§ EXERCISE REQUIREMENTS
Once the pictures are set aside, transcribe the remaining data exactly.

## BEGIN

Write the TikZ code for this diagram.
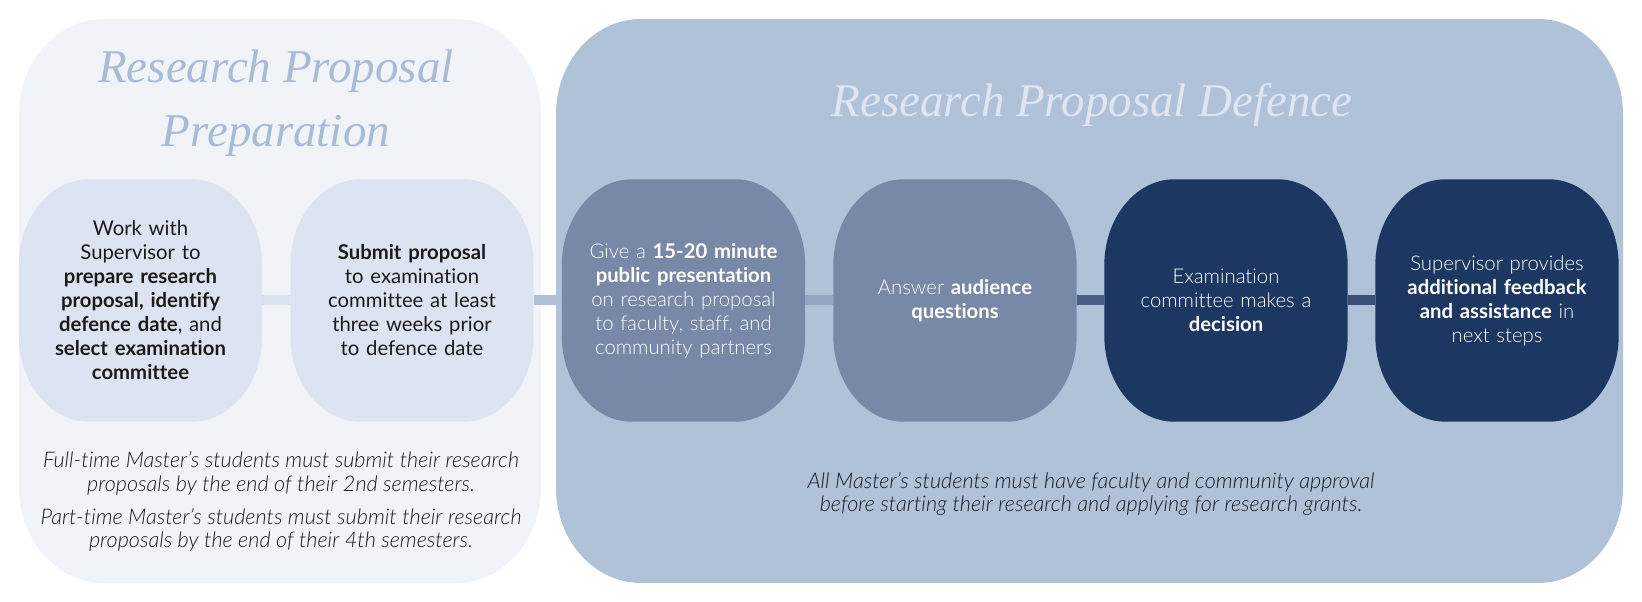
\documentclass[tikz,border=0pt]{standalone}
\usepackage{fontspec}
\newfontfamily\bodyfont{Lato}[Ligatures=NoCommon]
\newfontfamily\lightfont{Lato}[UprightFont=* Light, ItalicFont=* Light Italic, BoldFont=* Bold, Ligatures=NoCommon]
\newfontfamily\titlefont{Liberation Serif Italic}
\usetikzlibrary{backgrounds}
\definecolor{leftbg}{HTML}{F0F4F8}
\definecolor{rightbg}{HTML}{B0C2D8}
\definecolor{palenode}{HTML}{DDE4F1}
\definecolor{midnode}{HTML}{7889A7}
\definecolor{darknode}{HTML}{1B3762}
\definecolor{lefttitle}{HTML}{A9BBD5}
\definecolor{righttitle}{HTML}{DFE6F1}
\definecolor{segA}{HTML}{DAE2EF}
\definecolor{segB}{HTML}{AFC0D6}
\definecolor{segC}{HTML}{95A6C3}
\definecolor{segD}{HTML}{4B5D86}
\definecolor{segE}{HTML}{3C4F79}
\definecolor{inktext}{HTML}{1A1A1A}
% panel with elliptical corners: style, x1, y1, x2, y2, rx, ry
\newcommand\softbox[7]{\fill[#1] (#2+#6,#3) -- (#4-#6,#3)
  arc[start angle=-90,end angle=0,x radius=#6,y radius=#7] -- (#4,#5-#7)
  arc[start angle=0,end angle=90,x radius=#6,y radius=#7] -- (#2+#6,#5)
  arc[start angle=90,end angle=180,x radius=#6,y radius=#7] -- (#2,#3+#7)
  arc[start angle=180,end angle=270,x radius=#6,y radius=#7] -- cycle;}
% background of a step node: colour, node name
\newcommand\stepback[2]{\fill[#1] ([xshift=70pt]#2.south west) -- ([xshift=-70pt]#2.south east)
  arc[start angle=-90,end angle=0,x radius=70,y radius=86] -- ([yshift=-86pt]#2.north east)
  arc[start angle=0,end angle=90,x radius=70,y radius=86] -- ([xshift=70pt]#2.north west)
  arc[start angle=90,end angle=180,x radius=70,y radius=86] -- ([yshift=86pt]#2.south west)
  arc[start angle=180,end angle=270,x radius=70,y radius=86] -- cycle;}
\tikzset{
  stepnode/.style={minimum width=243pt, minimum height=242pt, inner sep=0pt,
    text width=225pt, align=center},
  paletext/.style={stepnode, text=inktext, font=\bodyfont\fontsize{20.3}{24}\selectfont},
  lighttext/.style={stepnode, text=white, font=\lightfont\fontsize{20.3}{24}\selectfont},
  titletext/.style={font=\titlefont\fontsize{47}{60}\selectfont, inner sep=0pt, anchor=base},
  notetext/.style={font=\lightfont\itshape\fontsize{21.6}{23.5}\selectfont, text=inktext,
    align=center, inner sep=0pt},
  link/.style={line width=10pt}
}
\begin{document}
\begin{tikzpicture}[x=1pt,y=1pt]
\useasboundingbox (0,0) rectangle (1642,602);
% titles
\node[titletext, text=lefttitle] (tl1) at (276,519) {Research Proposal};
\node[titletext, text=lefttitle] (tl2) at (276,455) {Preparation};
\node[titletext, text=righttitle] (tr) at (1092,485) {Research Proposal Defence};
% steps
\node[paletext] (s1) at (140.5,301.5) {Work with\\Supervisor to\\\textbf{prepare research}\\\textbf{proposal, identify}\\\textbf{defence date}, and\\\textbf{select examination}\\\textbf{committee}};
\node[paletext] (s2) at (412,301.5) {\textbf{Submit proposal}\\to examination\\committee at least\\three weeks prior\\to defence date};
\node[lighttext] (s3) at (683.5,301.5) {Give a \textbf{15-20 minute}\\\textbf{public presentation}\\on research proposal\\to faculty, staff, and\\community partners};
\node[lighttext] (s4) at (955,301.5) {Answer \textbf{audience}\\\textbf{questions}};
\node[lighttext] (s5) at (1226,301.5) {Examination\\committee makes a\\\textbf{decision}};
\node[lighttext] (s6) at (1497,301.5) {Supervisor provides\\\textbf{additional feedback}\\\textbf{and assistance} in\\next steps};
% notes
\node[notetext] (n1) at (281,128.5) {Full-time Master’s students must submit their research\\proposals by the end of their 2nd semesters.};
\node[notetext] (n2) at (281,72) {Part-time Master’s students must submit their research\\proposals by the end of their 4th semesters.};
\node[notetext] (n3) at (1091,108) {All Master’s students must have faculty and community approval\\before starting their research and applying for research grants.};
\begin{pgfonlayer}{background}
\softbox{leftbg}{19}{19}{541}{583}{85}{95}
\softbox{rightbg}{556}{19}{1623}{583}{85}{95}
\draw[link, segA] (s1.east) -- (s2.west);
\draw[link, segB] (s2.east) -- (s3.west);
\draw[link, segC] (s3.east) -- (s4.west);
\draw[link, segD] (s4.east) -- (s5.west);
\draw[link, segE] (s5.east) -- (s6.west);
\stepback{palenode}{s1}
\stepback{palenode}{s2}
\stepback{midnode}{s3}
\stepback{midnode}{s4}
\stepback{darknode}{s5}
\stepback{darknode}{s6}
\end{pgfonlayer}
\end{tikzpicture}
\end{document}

## END

§ TASK ANSWER
Write the TikZ code for this diagram.
\documentclass[tikz,border=0pt]{standalone}
\usepackage{fontspec}
\newfontfamily\bodyfont{Lato}[Ligatures=NoCommon]
\newfontfamily\lightfont{Lato}[UprightFont=* Light, ItalicFont=* Light Italic, BoldFont=* Bold, Ligatures=NoCommon]
\newfontfamily\titlefont{Liberation Serif Italic}
\usetikzlibrary{backgrounds}
\definecolor{leftbg}{HTML}{F0F4F8}
\definecolor{rightbg}{HTML}{B0C2D8}
\definecolor{palenode}{HTML}{DDE4F1}
\definecolor{midnode}{HTML}{7889A7}
\definecolor{darknode}{HTML}{1B3762}
\definecolor{lefttitle}{HTML}{A9BBD5}
\definecolor{righttitle}{HTML}{DFE6F1}
\definecolor{segA}{HTML}{DAE2EF}
\definecolor{segB}{HTML}{AFC0D6}
\definecolor{segC}{HTML}{95A6C3}
\definecolor{segD}{HTML}{4B5D86}
\definecolor{segE}{HTML}{3C4F79}
\definecolor{inktext}{HTML}{1A1A1A}
% panel with elliptical corners: style, x1, y1, x2, y2, rx, ry
\newcommand\softbox[7]{\fill[#1] (#2+#6,#3) -- (#4-#6,#3)
  arc[start angle=-90,end angle=0,x radius=#6,y radius=#7] -- (#4,#5-#7)
  arc[start angle=0,end angle=90,x radius=#6,y radius=#7] -- (#2+#6,#5)
  arc[start angle=90,end angle=180,x radius=#6,y radius=#7] -- (#2,#3+#7)
  arc[start angle=180,end angle=270,x radius=#6,y radius=#7] -- cycle;}
% background of a step node: colour, node name
\newcommand\stepback[2]{\fill[#1] ([xshift=70pt]#2.south west) -- ([xshift=-70pt]#2.south east)
  arc[start angle=-90,end angle=0,x radius=70,y radius=86] -- ([yshift=-86pt]#2.north east)
  arc[start angle=0,end angle=90,x radius=70,y radius=86] -- ([xshift=70pt]#2.north west)
  arc[start angle=90,end angle=180,x radius=70,y radius=86] -- ([yshift=86pt]#2.south west)
  arc[start angle=180,end angle=270,x radius=70,y radius=86] -- cycle;}
\tikzset{
  stepnode/.style={minimum width=243pt, minimum height=242pt, inner sep=0pt,
    text width=225pt, align=center},
  paletext/.style={stepnode, text=inktext, font=\bodyfont\fontsize{20.3}{24}\selectfont},
  lighttext/.style={stepnode, text=white, font=\lightfont\fontsize{20.3}{24}\selectfont},
  titletext/.style={font=\titlefont\fontsize{47}{60}\selectfont, inner sep=0pt, anchor=base},
  notetext/.style={font=\lightfont\itshape\fontsize{21.6}{23.5}\selectfont, text=inktext,
    align=center, inner sep=0pt},
  link/.style={line width=10pt}
}
\begin{document}
\begin{tikzpicture}[x=1pt,y=1pt]
\useasboundingbox (0,0) rectangle (1642,602);
% titles
\node[titletext, text=lefttitle] (tl1) at (276,519) {Research Proposal};
\node[titletext, text=lefttitle] (tl2) at (276,455) {Preparation};
\node[titletext, text=righttitle] (tr) at (1092,485) {Research Proposal Defence};
% steps
\node[paletext] (s1) at (140.5,301.5) {Work with\\Supervisor to\\\textbf{prepare research}\\\textbf{proposal, identify}\\\textbf{defence date}, and\\\textbf{select examination}\\\textbf{committee}};
\node[paletext] (s2) at (412,301.5) {\textbf{Submit proposal}\\to examination\\committee at least\\three weeks prior\\to defence date};
\node[lighttext] (s3) at (683.5,301.5) {Give a \textbf{15-20 minute}\\\textbf{public presentation}\\on research proposal\\to faculty, staff, and\\community partners};
\node[lighttext] (s4) at (955,301.5) {Answer \textbf{audience}\\\textbf{questions}};
\node[lighttext] (s5) at (1226,301.5) {Examination\\committee makes a\\\textbf{decision}};
\node[lighttext] (s6) at (1497,301.5) {Supervisor provides\\\textbf{additional feedback}\\\textbf{and assistance} in\\next steps};
% notes
\node[notetext] (n1) at (281,128.5) {Full-time Master’s students must submit their research\\proposals by the end of their 2nd semesters.};
\node[notetext] (n2) at (281,72) {Part-time Master’s students must submit their research\\proposals by the end of their 4th semesters.};
\node[notetext] (n3) at (1091,108) {All Master’s students must have faculty and community approval\\before starting their research and applying for research grants.};
\begin{pgfonlayer}{background}
\softbox{leftbg}{19}{19}{541}{583}{85}{95}
\softbox{rightbg}{556}{19}{1623}{583}{85}{95}
\draw[link, segA] (s1.east) -- (s2.west);
\draw[link, segB] (s2.east) -- (s3.west);
\draw[link, segC] (s3.east) -- (s4.west);
\draw[link, segD] (s4.east) -- (s5.west);
\draw[link, segE] (s5.east) -- (s6.west);
\stepback{palenode}{s1}
\stepback{palenode}{s2}
\stepback{midnode}{s3}
\stepback{midnode}{s4}
\stepback{darknode}{s5}
\stepback{darknode}{s6}
\end{pgfonlayer}
\end{tikzpicture}
\end{document}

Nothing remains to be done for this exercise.